READ ALSO: Accused driver in Surrey soccer teen’s traffic death on trial Monday
READ ALSO: Young woman charged in Surrey crash that killed Travis Selje, 17
Witness Gregory Nelson Toews told the court he was heading east on 64th Avenue in his minivan, with his wife and daughter, when he glanced down at his driver’s side mirror and saw a black car come up “very quickly” to his bumper.
“I believe it was a Cadillac,” he said.
“I thought it might strike my vehicle,” he said. “It could have been anywhere from inches to a number of feet.”

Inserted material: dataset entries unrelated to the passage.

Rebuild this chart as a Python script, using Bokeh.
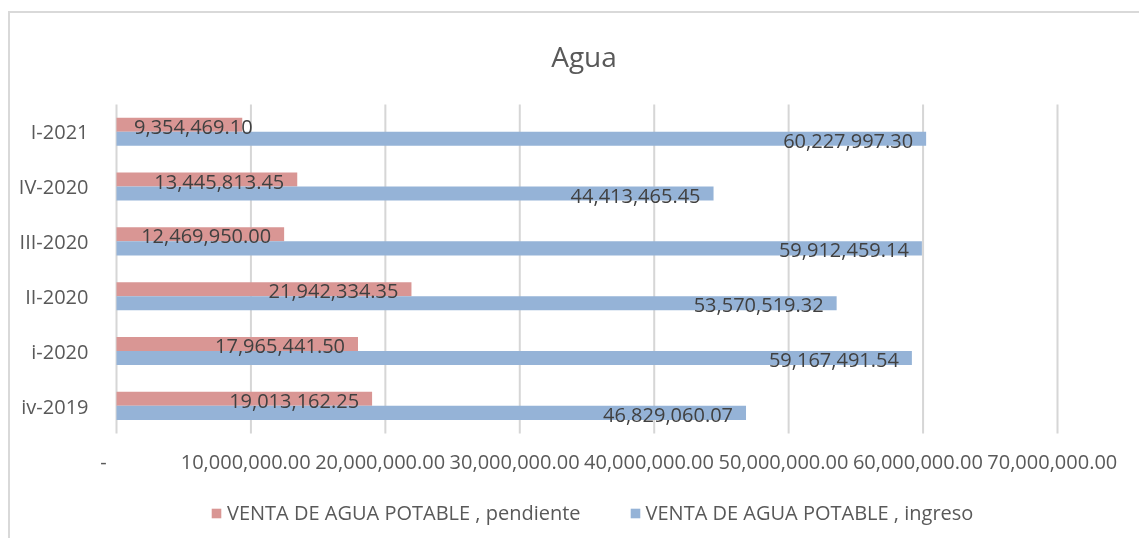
from bokeh.plotting import figure
from bokeh.models import (Range1d, ColumnDataSource, FixedTicker, CustomJSTickFormatter,
                          Legend, LegendItem, Label)
from bokeh.core.properties import value
from bokeh.embed import file_html
from bokeh.resources import INLINE

# ---- data (bottom to top, as drawn) ----
categories = ["iv-2019", "i-2020", "II-2020", "III-2020", "IV-2020", "I-2021"]
pendiente = [19013162.25, 17965441.50, 21942334.35, 12469950.00, 13445813.45, 9354469.10]
ingreso = [46829060.07, 59167491.54, 53570519.32, 59912459.14, 44413465.45, 60227997.30]
x_ticks = [0, 10e6, 20e6, 30e6, 40e6, 50e6, 60e6, 70e6]
title_text = "Agua"
series_names = ["VENTA DE AGUA POTABLE , pendiente", "VENTA DE AGUA POTABLE , ingreso"]

PINK = "#D99694"
BLUE = "#95B3D7"
FONT = "Open Sans"
GRAY = "#595959"
LABEL = "#404040"

# layout (pixels inside the chart box)
FW = 941                 # width of the 0..70M span
PL, PR = 20, 82          # extra frame pixels left / right of that span
BAND_TOP, BAND_BOT = 91, 420   # where the category bands lie
FH = 525                 # frame height (extends over title and legend area)
ML = 86
n = len(categories)
px_per_unit = (BAND_BOT - BAND_TOP) / n
y_end = n + BAND_TOP / px_per_unit
y_start = -(FH - BAND_BOT) / px_per_unit
XMAX = x_ticks[-1]
scale = FW / XMAX

p = figure(frame_width=FW + PL + PR, frame_height=FH,
           x_range=Range1d(-PL / scale, XMAX + PR / scale),
           y_range=Range1d(y_start, y_end),
           output_backend="svg", toolbar_location=None,
           min_border_left=ML, min_border_right=0, min_border_top=0, min_border_bottom=0)
p.styles = {"border-left": "2px solid #d9d9d9", "border-top": "2px solid #d9d9d9",
            "position": "fixed", "top": "11px", "left": "8px"}
p.outline_line_color = None

def label_offsets(vals, font_px=20):
    offs = []
    for v in vals:
        s = f"{v:,.2f}"
        est_w = sum(0.575 * font_px if c.isdigit() else 0.26 * font_px for c in s)
        bar_px = v * scale
        off = -13
        if bar_px - 13 - est_w < 17:
            off = 17 + est_w - bar_px
        offs.append(off)
    return offs

ypos = [i + 0.5 for i in range(n)]
src = ColumnDataSource(dict(
    y_p=[y + 0.132 for y in ypos],
    y_i=[y - 0.124 for y in ypos],
    pend=pendiente,
    ing=ingreso,
    pend_txt=[f"{v:,.2f}" for v in pendiente],
    ing_txt=[f"{v:,.2f}" for v in ingreso],
    pend_off=label_offsets(pendiente),
    ing_off=label_offsets(ingreso),
))

# vertical gridlines at the x ticks, spanning the category area
p.segment(x0=x_ticks, y0=[0] * len(x_ticks), x1=x_ticks, y1=[n] * len(x_ticks),
          line_color="#d6d6d6", line_width=2)

r_pend = p.hbar(y="y_p", right="pend", left=0, height=0.256,
                source=src, fill_color=PINK, line_color=None)
r_ing = p.hbar(y="y_i", right="ing", left=0, height=0.256,
               source=src, fill_color=BLUE, line_color=None)

p.text(x="pend", y="y_p", text="pend_txt", source=src,
       x_offset="pend_off", y_offset=2, text_align="right", text_baseline="middle",
       text_font=value(FONT), text_font_size="20px", text_color=LABEL)
p.text(x="ing", y="y_i", text="ing_txt", source=src,
       x_offset="ing_off", y_offset=2, text_align="right", text_baseline="middle",
       text_font=value(FONT), text_font_size="20px", text_color=LABEL)

# title
p.add_layout(Label(x=XMAX / 2, y=n + (BAND_TOP - 42) / px_per_unit, text=title_text,
                   x_offset=-3, text_align="center", text_baseline="middle",
                   text_font=FONT, text_font_size="28px", text_color=GRAY))

# x axis, drawn at the bottom of the category area
p.xaxis.fixed_location = 0
p.xaxis.ticker = FixedTicker(ticks=x_ticks)
p.xaxis.formatter = CustomJSTickFormatter(code="""
    if (tick == 0) { return '-\\u00a0\\u00a0\\u00a0\\u00a0\\u00a0'; }
    return tick.toLocaleString('en-US', {minimumFractionDigits: 2, maximumFractionDigits: 2}) + '\\u00a0\\u00a0';
""")
p.xaxis.axis_line_color = None
p.xaxis.major_tick_line_color = None
p.xaxis.minor_tick_line_color = None
p.xaxis.major_label_standoff = 8
p.xaxis.major_label_text_font = FONT
p.xaxis.major_label_text_font_size = "20px"
p.xaxis.major_label_text_color = GRAY

# y axis with category names
p.yaxis.ticker = FixedTicker(ticks=ypos)
p.yaxis.formatter = CustomJSTickFormatter(args=dict(cats=categories),
                                          code="return cats[Math.round(tick - 0.5)];")
p.yaxis.axis_line_color = None
p.yaxis.major_tick_line_color = None
p.yaxis.minor_tick_line_color = None
p.yaxis.major_label_standoff = 2
p.yaxis.major_label_text_font = FONT
p.yaxis.major_label_text_font_size = "20px"
p.yaxis.major_label_text_color = GRAY

p.xgrid.visible = False
p.ygrid.visible = False

legend = Legend(items=[LegendItem(label=series_names[0], renderers=[r_pend]),
                       LegendItem(label=series_names[1], renderers=[r_ing])],
                location=(PL + 94, 12), orientation="horizontal",
                glyph_width=12, glyph_height=12, label_standoff=5, spacing=48,
                padding=0, margin=0, border_line_color=None, background_fill_alpha=0,
                label_text_font=FONT, label_text_font_size="20px", label_text_color=GRAY,
                label_height=20)
p.add_layout(legend, "center")

open("out.html", "w").write(file_html(p, INLINE))
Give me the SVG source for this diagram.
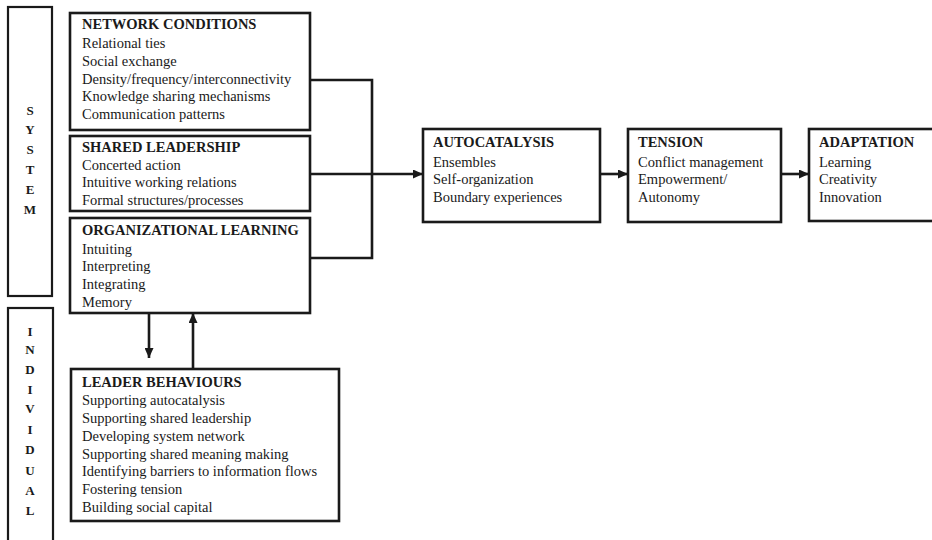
<svg xmlns="http://www.w3.org/2000/svg" width="932" height="540" viewBox="0 0 932 540">
<style>
.box{fill:#fff;stroke:#1a1a1a;stroke-width:2.6}
.side{fill:#fff;stroke:#1a1a1a;stroke-width:2.2}
.t{font-family:"Liberation Serif","Times New Roman",serif;font-size:14.5px;fill:#1a1a1a}
.h{font-weight:bold}
.v{font-family:"Liberation Serif","Times New Roman",serif;font-size:13px;font-weight:bold;fill:#1a1a1a;text-anchor:middle}
.c{fill:none;stroke:#1a1a1a;stroke-width:2.6}
</style>
<defs>
<marker id="ah" markerUnits="userSpaceOnUse" markerWidth="10" markerHeight="9" refX="10" refY="4.5" orient="auto">
<path d="M0,0 L10,4.5 L0,9 z" fill="#1a1a1a"/>
</marker>
</defs>
<rect width="932" height="540" fill="#fff"/>
<g id="system">
<rect class="side" x="8" y="7" width="44" height="289"/>
<text class="v"><tspan x="30" y="115">S</tspan><tspan x="30" y="134">Y</tspan><tspan x="30" y="154">S</tspan><tspan x="30" y="174">T</tspan><tspan x="30" y="194">E</tspan><tspan x="30" y="214">M</tspan></text>
</g>
<g id="individual">
<rect class="side" x="8" y="308" width="45" height="245"/>
<text class="v"><tspan x="30" y="336">I</tspan><tspan x="30" y="354">N</tspan><tspan x="30" y="374">D</tspan><tspan x="30" y="394">I</tspan><tspan x="30" y="413">V</tspan><tspan x="30" y="434">I</tspan><tspan x="30" y="454">D</tspan><tspan x="30" y="475">U</tspan><tspan x="30" y="495">A</tspan><tspan x="30" y="515">L</tspan></text>
</g>
<g id="connectors">
<polyline class="c" points="310,80 372,80 372,258 310,258"/>
<line class="c" x1="310" y1="174" x2="423" y2="174" marker-end="url(#ah)"/>
<line class="c" x1="600" y1="174" x2="628" y2="174" marker-end="url(#ah)"/>
<line class="c" x1="781" y1="174" x2="809" y2="174" marker-end="url(#ah)"/>
<line class="c" x1="149" y1="313" x2="149" y2="358" marker-end="url(#ah)"/>
<line class="c" x1="193" y1="369" x2="193" y2="313" marker-end="url(#ah)"/>
</g>
<g id="network">
<rect class="box" x="70" y="13" width="240" height="117"/>
<text class="t"><tspan class="h" x="82" y="29">NETWORK CONDITIONS</tspan><tspan x="82" y="48">Relational ties</tspan><tspan x="82" y="66">Social exchange</tspan><tspan x="82" y="83.5">Density/frequency/interconnectivity</tspan><tspan x="82" y="101">Knowledge sharing mechanisms</tspan><tspan x="82" y="119">Communication patterns</tspan></text>
</g>
<g id="shared">
<rect class="box" x="70" y="136" width="240" height="75"/>
<text class="t"><tspan class="h" x="82" y="152">SHARED LEADERSHIP</tspan><tspan x="82" y="169.5">Concerted action</tspan><tspan x="82" y="187">Intuitive working relations</tspan><tspan x="82" y="204.5">Formal structures/processes</tspan></text>
</g>
<g id="org">
<rect class="box" x="70" y="218" width="240" height="95"/>
<text class="t"><tspan class="h" x="82" y="235">ORGANIZATIONAL LEARNING</tspan><tspan x="82" y="253.5">Intuiting</tspan><tspan x="82" y="271">Interpreting</tspan><tspan x="82" y="288.5">Integrating</tspan><tspan x="82" y="306.5">Memory</tspan></text>
</g>
<g id="leader">
<rect class="box" x="71" y="369" width="268" height="152"/>
<text class="t"><tspan class="h" x="82" y="386.5">LEADER BEHAVIOURS</tspan><tspan x="82" y="405">Supporting autocatalysis</tspan><tspan x="82" y="423">Supporting shared leadership</tspan><tspan x="82" y="441">Developing system network</tspan><tspan x="82" y="458.5">Supporting shared meaning making</tspan><tspan x="82" y="476">Identifying barriers to information flows</tspan><tspan x="82" y="494">Fostering tension</tspan><tspan x="82" y="511.5">Building social capital</tspan></text>
</g>
<g id="autocatalysis">
<rect class="box" x="423" y="129" width="177" height="93"/>
<text class="t"><tspan class="h" x="433" y="147">AUTOCATALYSIS</tspan><tspan x="433" y="166.5">Ensembles</tspan><tspan x="433" y="184">Self-organization</tspan><tspan x="433" y="202">Boundary experiences</tspan></text>
</g>
<g id="tension">
<rect class="box" x="628" y="129" width="153" height="93"/>
<text class="t"><tspan class="h" x="638" y="147">TENSION</tspan><tspan x="638" y="166.5">Conflict management</tspan><tspan x="638" y="184">Empowerment/</tspan><tspan x="638" y="202">Autonomy</tspan></text>
</g>
<g id="adaptation">
<rect class="box" x="809" y="129" width="140" height="92"/>
<text class="t"><tspan class="h" x="819" y="147">ADAPTATION</tspan><tspan x="819" y="166.5">Learning</tspan><tspan x="819" y="184">Creativity</tspan><tspan x="819" y="202">Innovation</tspan></text>
</g>
</svg>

He said he swerved to the right to avoid getting hit as the Cadillac passed him in the left lane. Toews said the Cadillac swerved “to make its way through other vehicles,” changing lanes and as it continued it hit another vehicle. “It was either in the side or the back.” He told the court he asked his wife to dial 911 as he tried to get the Cadillac’s licence plate number.
“We lost sight of it,” he said of the car. Shortly after that, he added, they came upon a “major accident scene” with an “awful lot of debris,” and parked to help. He saw the Cadillac stopped there.
“I don’t know if I saw her in the car or as the person was leaving the car,” he said. He described the driver as a “young South East Asian female.
“I believe she appeared to be in a state of shock,” Toews said.
Witness Tania Louise Nagy told the court she’d been out for dinner with her husband and her parents that evening and was driving down 64th Avenue, with her husband as passenger. They were near 168th Street when her husband yelled “Watch out” as a Cadillac swerved into their lane in front of them. “So we slammed on our brakes and then the vehicle again came out of our lane and went into the right hand lane and then again passed into the left hand lane.”
She saw no brake lights or signals, she said. She said she tried to get its licence plate number.
Nagy testified she had to again apply her brakes because “someone had been hit” in front of them. She said she didn’t see the collision because several cars were ahead of them.
“It was constantly in and out of traffic,” Nagy said of the Cadillac. “Like, no regard for other vehicles, just in and out, no brake lights, no signals. It was quite odd, actually.”
She lost sight of the Cadillac, she told the court, until she saw it down the road, in the centre of the intersection of 176th Street and 64th Avenue. Nagy said she pulled into a gas station to see if she could help the people in the Prelude.
“That’s when I came upon a young fellow walking around without his shoes on.” She asked him if he’d been in the Prelude and he replied yes, he was.
The court heard, as part of an agreed-upon admission of facts, Constable David Smith was the first cop at the scene. He found Selje amid “extensive damage” to the driver’s side of the Prelude. He said the teen was pressed up against the steering wheel, with his legs pinched between the dash and the driver’s seat. According to Surrey firefighter Brian Reimer, emergency responders had to remove the roof, doors and windshield, partially disassemble the dashboard and cut off the steering wheel to extract the teenager from the car.
Selje’s death tore a hole in the community. The 1,095-seat Cloverdale Baptist Church was filled to capacity on May 17, 2017 as mourners celebrated the straight-A honour roll student’s life.
“There’s no such thing as closure, either,” his father Miki Selje told the Now-Leader before the trial. “People always say, ‘Oh, you’re looking for closure.’ No. There’s no such thing as closure. It’s a wound that will never close, so there’s no closure.”
“My soul is gone,” he said. “I am no longer a whole person.”
According to Travis Selje’s obituary, he was in the Whitecaps residency program and in 2016 returned to the Surrey United SC U16/U18 squad while also being a member of Team BC Soccer, with which he was to go to the Canada Games in August 2017.
The trial continues as the court was expected to hear from more civilian witnesses on Monday, Tuesday and Wednesday and police officers on Thursday.